American college football season

The 1984 Troy State Trojans football team represented Troy State University during the 1984 NCAA Division II football season, and completed the 64th season of Trojans football. The Trojans played their home games in at Veterans Memorial Stadium in Troy, Alabama. The 1984 team came off a 7–4 record from the previous season. The 1984 team was led by coach Chan Gailey. The team finished the regular season with a 9–1 record and made the NCAA Division II playoffs. The Trojans defeated the North Dakota State Bison 18–17 in the National Championship Game en route to the program's first NCAA Division II Football Championship and second overall national championship.

==Schedule==

| Date | Opponent | Rank | Site | TV | Result | Attendance | Source |
| September 8 | Nicholls State* | No. 1 | Veterans Memorial Stadium; Troy, AL; |  | W 26–7 | 7,200 |  |
| September 15 | vs. Florida A&M* | No. 1 | Gator Bowl Stadium; Jacksonville, FL (Bold City Classic); |  | W 17–3 | 20,382–20,442 |  |
| September 22 | Livingston | No. 1 | Veterans Memorial Stadium; Troy, AL; |  | W 35–26 | 7,583 |  |
| September 29 | at West Georgia | No. 1 | Grisham Stadium; Carrollton, GA; |  | W 41–10 | 5,200 |  |
| October 6 | Valdosta State | No. 2 | Veterans Memorial Stadium; Troy, AL; |  | W 27–12 | 7,500 |  |
| October 13 | at No. 10 Mississippi College | No. 2 | Robinson–Hale Stadium; Clinton, MS; |  | W 14–7 | 4,000 |  |
| October 20 | Delta State | No. 2 | Veterans Memorial Stadium; Troy, AL; |  | W 35–20 | 8,100 |  |
| October 27 | at North Alabama | No. 2 | Braly Municipal Stadium; Florence, AL; |  | L 10–13 | 8,000 |  |
| November 3 | Tennessee–Martin | No. 6 | Veterans Memorial Stadium; Troy, AL; |  | W 31–7 | 8,343 |  |
| November 10 | at Jacksonville State | No. 3 | Paul Snow Stadium; Jacksonville, AL (Battle for the Ol' School Bell); |  | W 42–39 | 4,000 |  |
| November 24 | No. 3 Central State (OH)* | No. 3 | Veterans Memorial Stadium; Troy, AL (NCAA Division II Quarterfinal); |  | W 31–21 | 6,599 |  |
| December 1 | No. 8 Towson State* | No. 3 | Veterans Memorial Stadium; Troy, AL (NCAA Division II Semifinal); |  | W 45–3 |  |  |
| December 8 | vs. No. 1 North Dakota State* | No. 3 | McAllen Stadium; McAllen, TX (NCAA Division II Championship Game—Palm Bowl); | ESPN | W 18–17 |  |  |
*Non-conference game; Rankings from NCAA Division II Football Committee Poll released prior to the game;

==The National Championship Game==
The title game between Troy and North Dakota State proved to be a good one, as it pitted the #3-ranked team against the #1-ranked team. The game was shown nationally on ESPN.

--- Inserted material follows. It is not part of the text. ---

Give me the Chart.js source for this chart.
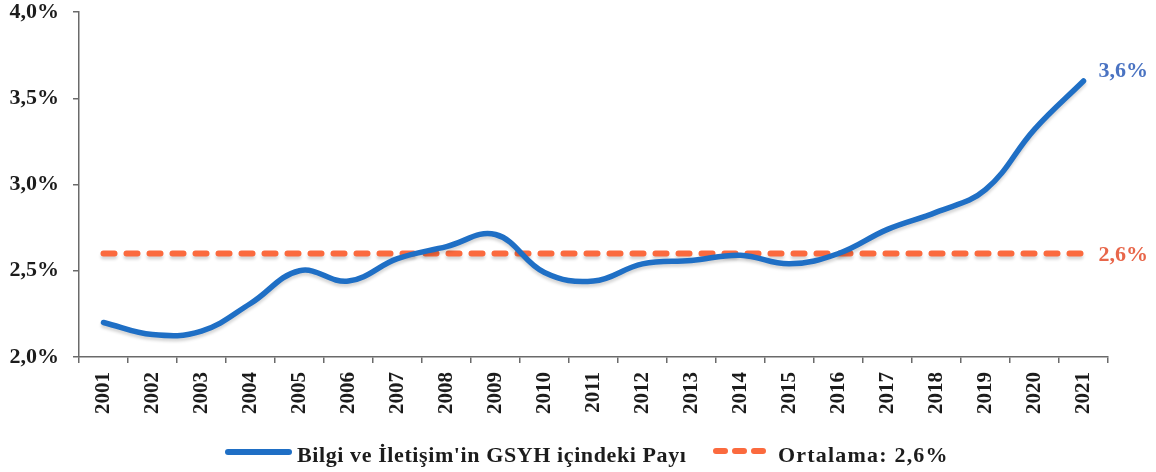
<!DOCTYPE html>
<html lang="tr">
<head>
<meta charset="utf-8">
<title>Bilgi ve İletişim'in GSYH içindeki Payı</title>
<script src="https://cdn.jsdelivr.net/npm/chart.js@4.4.1/dist/chart.umd.min.js"></script>
<style>
  html, body { margin: 0; padding: 0; background: #fff; }
  #wrap { position: relative; width: 1156px; height: 472px; }
</style>
</head>
<body>
<div id="wrap"><canvas id="payChart" width="1156" height="472"></canvas></div>
<script>
// Yıllar ve seriler
const years = ['2001', '2002', '2003', '2004', '2005', '2006', '2007', '2008', '2009', '2010',
               '2011', '2012', '2013', '2014', '2015', '2016', '2017', '2018', '2019', '2020', '2021'];
const sharePct = [2.20, 2.13, 2.15, 2.31, 2.50, 2.44, 2.57, 2.64, 2.71, 2.49,
                  2.44, 2.54, 2.56, 2.59, 2.54, 2.60, 2.74, 2.84, 2.97, 3.32, 3.60];
const averagePct = [2.6, 2.6, 2.6, 2.6, 2.6, 2.6, 2.6, 2.6, 2.6, 2.6,
                    2.6, 2.6, 2.6, 2.6, 2.6, 2.6, 2.6, 2.6, 2.6, 2.6, 2.6];
const seriesNames = ["Bilgi ve İletişim'in GSYH içindeki Payı", 'Ortalama: 2,6%'];

const BLUE = '#1f6fc5';
const ORANGE = '#fb6a3e';
const SERIF = "'Liberation Serif', 'DejaVu Serif', serif";

function pct(v) {
    return v.toFixed(1).replace('.', ',') + '%';
}

// Çizgilerin altındaki hafif gölge
const lineShadow = {
    id: 'lineShadow',
    beforeDatasetDraw(chart) {
        const ctx = chart.ctx;
        ctx.save();
        ctx.shadowColor = 'rgba(0, 0, 0, 0.16)';
        ctx.shadowBlur = 3;
        ctx.shadowOffsetY = 3;
    },
    afterDatasetDraw(chart) {
        chart.ctx.restore();
    }
};

// Son değer etiketleri ve alt açıklama
const labelsAndLegend = {
    id: 'labelsAndLegend',
    afterDraw(chart) {
        const ctx = chart.ctx;
        const x = chart.scales.x;
        const y = chart.scales.y;
        const last = years.length - 1;

        ctx.save();
        ctx.font = 'bold 22px ' + SERIF;
        ctx.textAlign = 'left';
        ctx.textBaseline = 'middle';

        ctx.fillStyle = '#4a73c2';
        ctx.fillText(pct(sharePct[last]), x.getPixelForValue(last) + 15, y.getPixelForValue(sharePct[last]) - 10);

        ctx.fillStyle = '#e8664a';
        ctx.fillText(pct(averagePct[last]), x.getPixelForValue(last) + 15, y.getPixelForValue(averagePct[last]) + 2);

        // açıklama
        const ly = 452;
        ctx.lineWidth = 6;
        ctx.lineCap = 'round';
        ctx.strokeStyle = BLUE;
        ctx.beginPath();
        ctx.moveTo(228, ly);
        ctx.lineTo(289, ly);
        ctx.stroke();

        ctx.strokeStyle = ORANGE;
        ctx.setLineDash([9, 10]);
        ctx.beginPath();
        ctx.moveTo(716, ly - 1);
        ctx.lineTo(764, ly - 1);
        ctx.stroke();
        ctx.setLineDash([]);

        ctx.fillStyle = '#1c1c1c';
        ctx.font = 'bold 22px ' + SERIF;
        ctx.letterSpacing = '0.6px';
        ctx.textBaseline = 'alphabetic';
        ctx.fillText(seriesNames[0], 297, 462);
        ctx.letterSpacing = '1.2px';
        ctx.fillText(seriesNames[1], 778, 462);
        ctx.restore();
    }
};

new Chart(document.getElementById('payChart'), {
    type: 'line',
    data: {
        labels: years,
        datasets: [
            {
                label: seriesNames[0],
                data: sharePct,
                borderColor: BLUE,
                borderWidth: 5.5,
                tension: 0.4,
                borderCapStyle: 'round',
                pointRadius: 0
            },
            {
                label: seriesNames[1],
                data: averagePct,
                borderColor: ORANGE,
                borderWidth: 6,
                borderDash: [11, 12],
                borderCapStyle: 'round',
                pointRadius: 0
            }
        ]
    },
    options: {
        responsive: false,
        animation: false,
        layout: { padding: { left: 0, right: 48, top: 12, bottom: 50 } },
        plugins: {
            legend: { display: false },
            tooltip: { enabled: false }
        },
        scales: {
            x: {
                offset: true,
                grid: {
                    offset: true,
                    drawOnChartArea: false,
                    drawTicks: true,
                    tickLength: 6,
                    color: '#6a6a6a',
                    lineWidth: 1.5
                },
                border: { color: '#6a6a6a', width: 1.5 },
                ticks: {
                    minRotation: 90,
                    maxRotation: 90,
                    padding: 9,
                    color: '#1c1c1c',
                    font: { family: SERIF, size: 21, weight: 'bold' }
                },
                afterFit(scale) {
                    scale.height = 65;
                    scale.paddingTop = 0;
                    scale.paddingBottom = 0;
                }
            },
            y: {
                min: 2,
                max: 4,
                ticks: {
                    stepSize: 0.5,
                    padding: 14,
                    color: '#1c1c1c',
                    font: { family: SERIF, size: 22, weight: 'bold' },
                    callback: v => pct(v)
                },
                grid: {
                    drawOnChartArea: false,
                    drawTicks: true,
                    tickLength: 6,
                    color: '#6a6a6a',
                    lineWidth: 1.5
                },
                border: { color: '#6a6a6a', width: 1.5 },
                afterFit(scale) {
                    scale.width = 79;
                    scale.paddingTop = 0;
                    scale.paddingBottom = 0;
                }
            }
        }
    },
    plugins: [lineShadow, labelsAndLegend]
});
</script>
</body>
</html>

The game was close throughout, with both teams playing good defense in a low-scoring affair. Troy State trailed 17-15 late in the contest and, with 1:30 remaining in the game, Carey Christensen returned to lead the Trojans on their final drive to try and win the game. Starting from its own 10-yard line, Troy State eventually reached the NDSU 32 yard-line. With the clock running and the Trojans out of time-outs, the Trojans and freshman kicker Ted Clem took the field with :08 seconds remaining on the clock as it was ticking down. Just as time was about to expire, the Trojans got the snap off, and Ted Clem hit a 50-yard field goal to give Troy the lead and the win over North Dakota State.